_Required work_
Please set down all the lines beneath this one exactly, without the pictures.

** Start of Source excerpt **

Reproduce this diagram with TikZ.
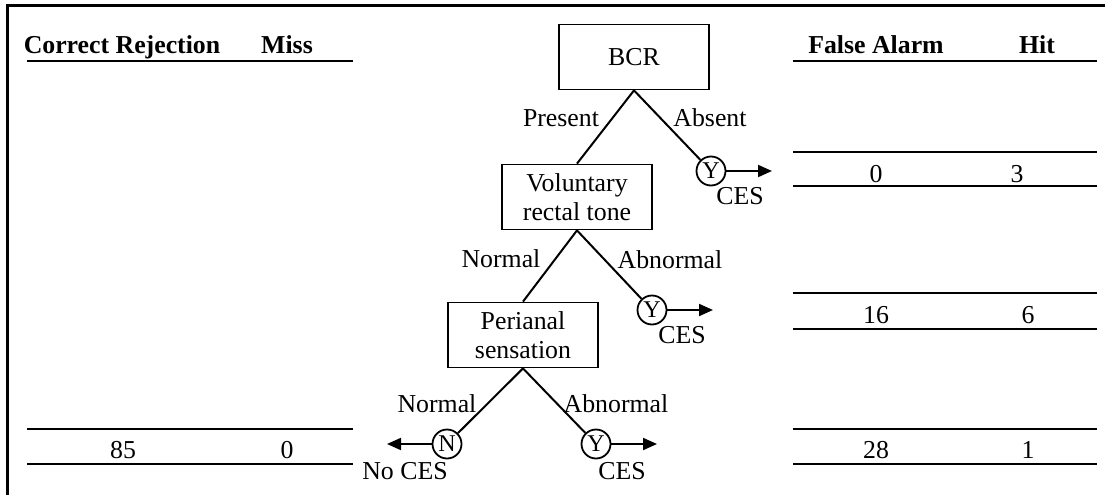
\documentclass[tikz,border=0pt]{standalone}
\usepackage{fontspec}
\setmainfont{Liberation Serif}
\usetikzlibrary{arrows.meta}
\begin{document}
\begin{tikzpicture}[x=1pt,y=-1pt,
  txt/.style={font=\fontsize{25.8}{28}\selectfont, inner sep=0pt, anchor=base},
  hdr/.style={font=\fontsize{25.8}{28}\selectfont\bfseries, inner sep=0pt, anchor=base},
  box/.style={draw, line width=1.8pt, minimum width=150pt, minimum height=65pt, align=center, font=\fontsize{25.8}{28.5}\selectfont, inner sep=0pt},
  dot/.style={draw, circle, line width=1.8pt, minimum size=29pt, inner sep=0pt, font=\fontsize{24}{24}\selectfont},
  branch/.style={line width=2pt},
  outarrow/.style={line width=2pt, -{Triangle[length=14pt,width=12pt]}},
  rule/.style={line width=2.6pt}
]
\useasboundingbox (0,0) rectangle (1105,495);
\draw[line width=3pt] (7,495) -- (7,6) -- (1105,6);

% headers
\node[hdr] (hcr) at (122,53) {Correct Rejection};
\node[hdr] (hmiss) at (287,53) {Miss};
\node[hdr] (hfa) at (876,53) {False Alarm};
\node[hdr] (hhit) at (1037,53) {Hit};
\draw[rule] (27,61) -- (353,61);
\draw[rule] (793,61) -- (1097,61);

% right rows
\draw[rule] (793,152) -- (1097,152);
\draw[rule] (793,186) -- (1097,186);
\node[txt] (fa1) at (876,182) {0};
\node[txt] (hit1) at (1017,182) {3};
\draw[rule] (793,293) -- (1097,293);
\draw[rule] (793,329) -- (1097,329);
\node[txt] (fa2) at (876,323) {16};
\node[txt] (hit2) at (1028,323) {6};
\draw[rule] (793,429) -- (1097,429);
\draw[rule] (793,464) -- (1097,464);
\node[txt] (fa3) at (876,458) {28};
\node[txt] (hit3) at (1028,458) {1};

% left row
\draw[rule] (27,429) -- (353,429);
\draw[rule] (27,464) -- (353,464);
\node[txt] (cr3) at (123,458) {85};
\node[txt] (miss3) at (287,458) {0};

% tree
\node[box] (bcr) at (634,57) {BCR};
\node[box] (vrt) at (577,197) {Voluntary\\rectal tone};
\node[box] (pan) at (523,335) {Perianal\\sensation};
\node[dot] (y1) at (711,171) {Y};
\node[dot] (y2) at (652,310) {Y};
\node[dot] (y3) at (596,444) {Y};
\node[dot] (n3) at (447,444) {N};
\coordinate (e1) at (772,171);
\coordinate (e2) at (713,310);
\coordinate (e3) at (657,444);
\coordinate (e4) at (387,444);

\draw[branch] (bcr.south) -- (vrt.north);
\draw[branch] (bcr.south) -- (y1);
\draw[branch] (vrt.south) -- (pan.north);
\draw[branch] (vrt.south) -- (y2);
\draw[branch] (pan.south) -- (n3);
\draw[branch] (pan.south) -- (y3);
\draw[outarrow] (y1) -- (e1);
\draw[outarrow] (y2) -- (e2);
\draw[outarrow] (y3) -- (e3);
\draw[outarrow] (n3) -- (e4);

% labels
\node[txt] (lpres) at (561,126) {Present};
\node[txt] (labs) at (710,126) {Absent};
\node[txt] (lces1) at (740,204) {CES};
\node[txt] (lnorm1) at (501,267) {Normal};
\node[txt] (labn1) at (670,268) {Abnormal};
\node[txt] (lces2) at (682,343) {CES};
\node[txt] (lnorm2) at (437,412) {Normal};
\node[txt] (labn2) at (616,412) {Abnormal};
\node[txt] (lnoces) at (405,479) {No CES};
\node[txt] (lces3) at (622,479) {CES};
\end{tikzpicture}
\end{document}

** End of Source excerpt **

_Solution for this task_
Reproduce this diagram with TikZ.
\documentclass[tikz,border=0pt]{standalone}
\usepackage{fontspec}
\setmainfont{Liberation Serif}
\usetikzlibrary{arrows.meta}
\begin{document}
\begin{tikzpicture}[x=1pt,y=-1pt,
  txt/.style={font=\fontsize{25.8}{28}\selectfont, inner sep=0pt, anchor=base},
  hdr/.style={font=\fontsize{25.8}{28}\selectfont\bfseries, inner sep=0pt, anchor=base},
  box/.style={draw, line width=1.8pt, minimum width=150pt, minimum height=65pt, align=center, font=\fontsize{25.8}{28.5}\selectfont, inner sep=0pt},
  dot/.style={draw, circle, line width=1.8pt, minimum size=29pt, inner sep=0pt, font=\fontsize{24}{24}\selectfont},
  branch/.style={line width=2pt},
  outarrow/.style={line width=2pt, -{Triangle[length=14pt,width=12pt]}},
  rule/.style={line width=2.6pt}
]
\useasboundingbox (0,0) rectangle (1105,495);
\draw[line width=3pt] (7,495) -- (7,6) -- (1105,6);

% headers
\node[hdr] (hcr) at (122,53) {Correct Rejection};
\node[hdr] (hmiss) at (287,53) {Miss};
\node[hdr] (hfa) at (876,53) {False Alarm};
\node[hdr] (hhit) at (1037,53) {Hit};
\draw[rule] (27,61) -- (353,61);
\draw[rule] (793,61) -- (1097,61);

% right rows
\draw[rule] (793,152) -- (1097,152);
\draw[rule] (793,186) -- (1097,186);
\node[txt] (fa1) at (876,182) {0};
\node[txt] (hit1) at (1017,182) {3};
\draw[rule] (793,293) -- (1097,293);
\draw[rule] (793,329) -- (1097,329);
\node[txt] (fa2) at (876,323) {16};
\node[txt] (hit2) at (1028,323) {6};
\draw[rule] (793,429) -- (1097,429);
\draw[rule] (793,464) -- (1097,464);
\node[txt] (fa3) at (876,458) {28};
\node[txt] (hit3) at (1028,458) {1};

% left row
\draw[rule] (27,429) -- (353,429);
\draw[rule] (27,464) -- (353,464);
\node[txt] (cr3) at (123,458) {85};
\node[txt] (miss3) at (287,458) {0};

% tree
\node[box] (bcr) at (634,57) {BCR};
\node[box] (vrt) at (577,197) {Voluntary\\rectal tone};
\node[box] (pan) at (523,335) {Perianal\\sensation};
\node[dot] (y1) at (711,171) {Y};
\node[dot] (y2) at (652,310) {Y};
\node[dot] (y3) at (596,444) {Y};
\node[dot] (n3) at (447,444) {N};
\coordinate (e1) at (772,171);
\coordinate (e2) at (713,310);
\coordinate (e3) at (657,444);
\coordinate (e4) at (387,444);

\draw[branch] (bcr.south) -- (vrt.north);
\draw[branch] (bcr.south) -- (y1);
\draw[branch] (vrt.south) -- (pan.north);
\draw[branch] (vrt.south) -- (y2);
\draw[branch] (pan.south) -- (n3);
\draw[branch] (pan.south) -- (y3);
\draw[outarrow] (y1) -- (e1);
\draw[outarrow] (y2) -- (e2);
\draw[outarrow] (y3) -- (e3);
\draw[outarrow] (n3) -- (e4);

% labels
\node[txt] (lpres) at (561,126) {Present};
\node[txt] (labs) at (710,126) {Absent};
\node[txt] (lces1) at (740,204) {CES};
\node[txt] (lnorm1) at (501,267) {Normal};
\node[txt] (labn1) at (670,268) {Abnormal};
\node[txt] (lces2) at (682,343) {CES};
\node[txt] (lnorm2) at (437,412) {Normal};
\node[txt] (labn2) at (616,412) {Abnormal};
\node[txt] (lnoces) at (405,479) {No CES};
\node[txt] (lces3) at (622,479) {CES};
\end{tikzpicture}
\end{document}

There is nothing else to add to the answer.